What the task asks:
The lines from the top of the material below through the line containing "from bokeh.resources import INLINE" are to be printed exactly, with pictures omitted.

Information shown:

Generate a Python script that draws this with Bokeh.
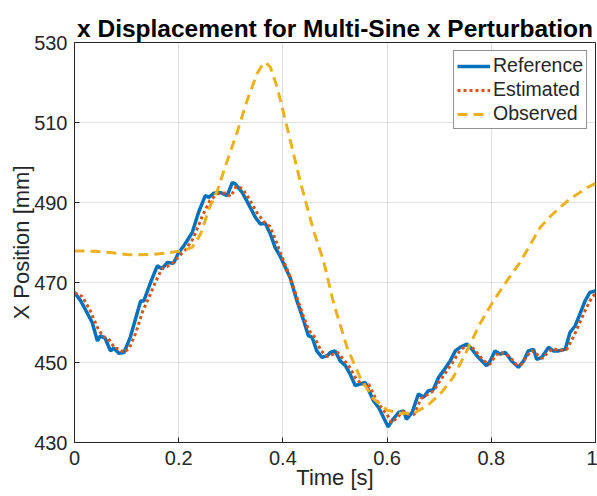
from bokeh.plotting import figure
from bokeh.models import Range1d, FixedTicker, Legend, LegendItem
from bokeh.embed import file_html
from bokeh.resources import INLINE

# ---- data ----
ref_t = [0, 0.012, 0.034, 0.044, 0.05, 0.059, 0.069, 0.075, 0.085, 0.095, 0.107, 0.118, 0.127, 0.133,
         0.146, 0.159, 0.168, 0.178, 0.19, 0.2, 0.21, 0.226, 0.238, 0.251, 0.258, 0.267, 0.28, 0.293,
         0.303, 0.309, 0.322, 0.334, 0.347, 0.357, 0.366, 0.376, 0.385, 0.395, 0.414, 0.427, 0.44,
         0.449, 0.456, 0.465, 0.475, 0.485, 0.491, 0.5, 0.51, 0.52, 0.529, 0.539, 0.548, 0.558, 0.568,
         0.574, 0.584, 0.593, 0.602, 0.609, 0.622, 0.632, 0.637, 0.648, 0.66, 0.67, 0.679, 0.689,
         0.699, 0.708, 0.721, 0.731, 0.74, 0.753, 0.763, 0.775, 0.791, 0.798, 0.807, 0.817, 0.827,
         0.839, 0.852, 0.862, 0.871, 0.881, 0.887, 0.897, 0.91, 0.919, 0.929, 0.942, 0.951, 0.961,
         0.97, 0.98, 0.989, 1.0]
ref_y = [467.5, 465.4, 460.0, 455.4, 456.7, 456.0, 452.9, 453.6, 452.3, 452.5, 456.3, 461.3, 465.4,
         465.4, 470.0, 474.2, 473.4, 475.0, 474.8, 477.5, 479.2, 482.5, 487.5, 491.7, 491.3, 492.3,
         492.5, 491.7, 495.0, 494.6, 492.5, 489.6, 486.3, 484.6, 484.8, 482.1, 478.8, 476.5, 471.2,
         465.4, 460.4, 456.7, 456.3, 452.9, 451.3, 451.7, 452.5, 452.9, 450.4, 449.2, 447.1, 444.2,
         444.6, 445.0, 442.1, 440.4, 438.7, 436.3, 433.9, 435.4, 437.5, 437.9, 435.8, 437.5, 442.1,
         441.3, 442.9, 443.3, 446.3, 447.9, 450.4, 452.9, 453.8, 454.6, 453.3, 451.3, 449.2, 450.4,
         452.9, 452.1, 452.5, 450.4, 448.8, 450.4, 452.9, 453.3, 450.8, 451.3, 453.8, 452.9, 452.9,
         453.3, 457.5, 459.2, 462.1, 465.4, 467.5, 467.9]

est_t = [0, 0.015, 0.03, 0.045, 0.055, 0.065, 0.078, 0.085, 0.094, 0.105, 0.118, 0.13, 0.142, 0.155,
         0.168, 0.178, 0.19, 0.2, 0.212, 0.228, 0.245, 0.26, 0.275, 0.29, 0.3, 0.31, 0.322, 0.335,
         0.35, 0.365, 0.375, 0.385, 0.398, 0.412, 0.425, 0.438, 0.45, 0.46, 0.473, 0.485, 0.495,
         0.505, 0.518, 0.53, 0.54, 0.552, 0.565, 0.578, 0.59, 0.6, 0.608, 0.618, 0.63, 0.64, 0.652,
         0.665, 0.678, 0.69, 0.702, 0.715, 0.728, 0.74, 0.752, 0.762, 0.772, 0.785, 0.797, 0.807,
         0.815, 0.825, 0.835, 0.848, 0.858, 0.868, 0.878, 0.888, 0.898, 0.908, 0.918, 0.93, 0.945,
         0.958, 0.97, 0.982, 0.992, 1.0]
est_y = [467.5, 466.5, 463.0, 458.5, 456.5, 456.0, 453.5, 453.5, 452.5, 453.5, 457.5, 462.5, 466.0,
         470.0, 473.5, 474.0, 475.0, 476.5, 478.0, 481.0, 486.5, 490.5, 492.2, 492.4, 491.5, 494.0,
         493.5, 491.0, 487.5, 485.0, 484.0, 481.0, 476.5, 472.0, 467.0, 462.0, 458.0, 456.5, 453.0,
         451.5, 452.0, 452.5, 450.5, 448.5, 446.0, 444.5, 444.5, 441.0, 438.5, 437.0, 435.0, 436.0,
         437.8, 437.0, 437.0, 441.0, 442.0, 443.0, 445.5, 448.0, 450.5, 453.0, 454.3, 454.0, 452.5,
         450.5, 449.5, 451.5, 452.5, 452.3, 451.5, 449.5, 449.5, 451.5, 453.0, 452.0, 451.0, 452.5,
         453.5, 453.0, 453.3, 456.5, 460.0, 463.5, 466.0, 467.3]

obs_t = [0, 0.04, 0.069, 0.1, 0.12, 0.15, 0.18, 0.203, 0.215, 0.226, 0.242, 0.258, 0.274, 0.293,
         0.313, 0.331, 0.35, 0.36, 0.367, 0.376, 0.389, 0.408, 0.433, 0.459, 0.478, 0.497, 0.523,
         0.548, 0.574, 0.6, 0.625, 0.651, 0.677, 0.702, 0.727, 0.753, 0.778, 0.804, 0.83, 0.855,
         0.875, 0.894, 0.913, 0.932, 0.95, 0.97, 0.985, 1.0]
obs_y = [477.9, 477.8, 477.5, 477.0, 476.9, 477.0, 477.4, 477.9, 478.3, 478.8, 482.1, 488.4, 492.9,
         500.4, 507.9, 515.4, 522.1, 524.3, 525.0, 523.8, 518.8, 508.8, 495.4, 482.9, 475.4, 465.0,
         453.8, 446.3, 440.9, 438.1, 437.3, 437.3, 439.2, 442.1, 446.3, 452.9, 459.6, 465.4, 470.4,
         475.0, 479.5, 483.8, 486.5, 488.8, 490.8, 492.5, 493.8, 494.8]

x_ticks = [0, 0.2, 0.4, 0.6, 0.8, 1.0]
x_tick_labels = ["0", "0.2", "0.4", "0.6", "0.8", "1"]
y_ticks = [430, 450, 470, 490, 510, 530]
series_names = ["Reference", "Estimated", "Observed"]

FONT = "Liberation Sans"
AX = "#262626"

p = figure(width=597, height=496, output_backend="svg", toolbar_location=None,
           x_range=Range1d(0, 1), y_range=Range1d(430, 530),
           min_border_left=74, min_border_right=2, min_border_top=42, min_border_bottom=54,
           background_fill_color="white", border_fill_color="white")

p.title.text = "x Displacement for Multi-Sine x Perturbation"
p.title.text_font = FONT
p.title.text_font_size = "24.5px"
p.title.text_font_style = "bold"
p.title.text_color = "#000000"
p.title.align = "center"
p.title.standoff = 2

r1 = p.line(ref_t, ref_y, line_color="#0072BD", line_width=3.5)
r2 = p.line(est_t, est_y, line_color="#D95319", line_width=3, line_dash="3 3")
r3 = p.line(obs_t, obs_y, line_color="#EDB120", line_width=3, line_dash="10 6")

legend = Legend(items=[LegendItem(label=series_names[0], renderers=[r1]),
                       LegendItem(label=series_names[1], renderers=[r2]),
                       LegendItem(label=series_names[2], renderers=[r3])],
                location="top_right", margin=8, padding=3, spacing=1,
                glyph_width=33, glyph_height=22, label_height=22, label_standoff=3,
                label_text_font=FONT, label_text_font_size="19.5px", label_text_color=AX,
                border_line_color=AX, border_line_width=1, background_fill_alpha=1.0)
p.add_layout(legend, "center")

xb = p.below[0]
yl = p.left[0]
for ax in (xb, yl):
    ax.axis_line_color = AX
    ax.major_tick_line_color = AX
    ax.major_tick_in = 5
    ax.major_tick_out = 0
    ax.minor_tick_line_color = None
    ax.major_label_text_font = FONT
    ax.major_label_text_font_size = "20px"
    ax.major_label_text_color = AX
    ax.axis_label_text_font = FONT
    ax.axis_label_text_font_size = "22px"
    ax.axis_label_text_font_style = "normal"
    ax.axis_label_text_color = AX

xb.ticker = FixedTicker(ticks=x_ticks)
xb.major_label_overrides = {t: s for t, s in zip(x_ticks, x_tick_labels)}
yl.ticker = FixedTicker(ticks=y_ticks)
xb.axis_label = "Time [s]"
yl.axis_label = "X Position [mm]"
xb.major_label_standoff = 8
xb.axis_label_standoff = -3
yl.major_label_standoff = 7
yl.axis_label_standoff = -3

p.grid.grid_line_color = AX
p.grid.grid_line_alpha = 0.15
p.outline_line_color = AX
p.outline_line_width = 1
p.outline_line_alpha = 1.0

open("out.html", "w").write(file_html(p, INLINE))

Full solution:
Generate a Python script that draws this with Bokeh.
from bokeh.plotting import figure
from bokeh.models import Range1d, FixedTicker, Legend, LegendItem
from bokeh.embed import file_html
from bokeh.resources import INLINE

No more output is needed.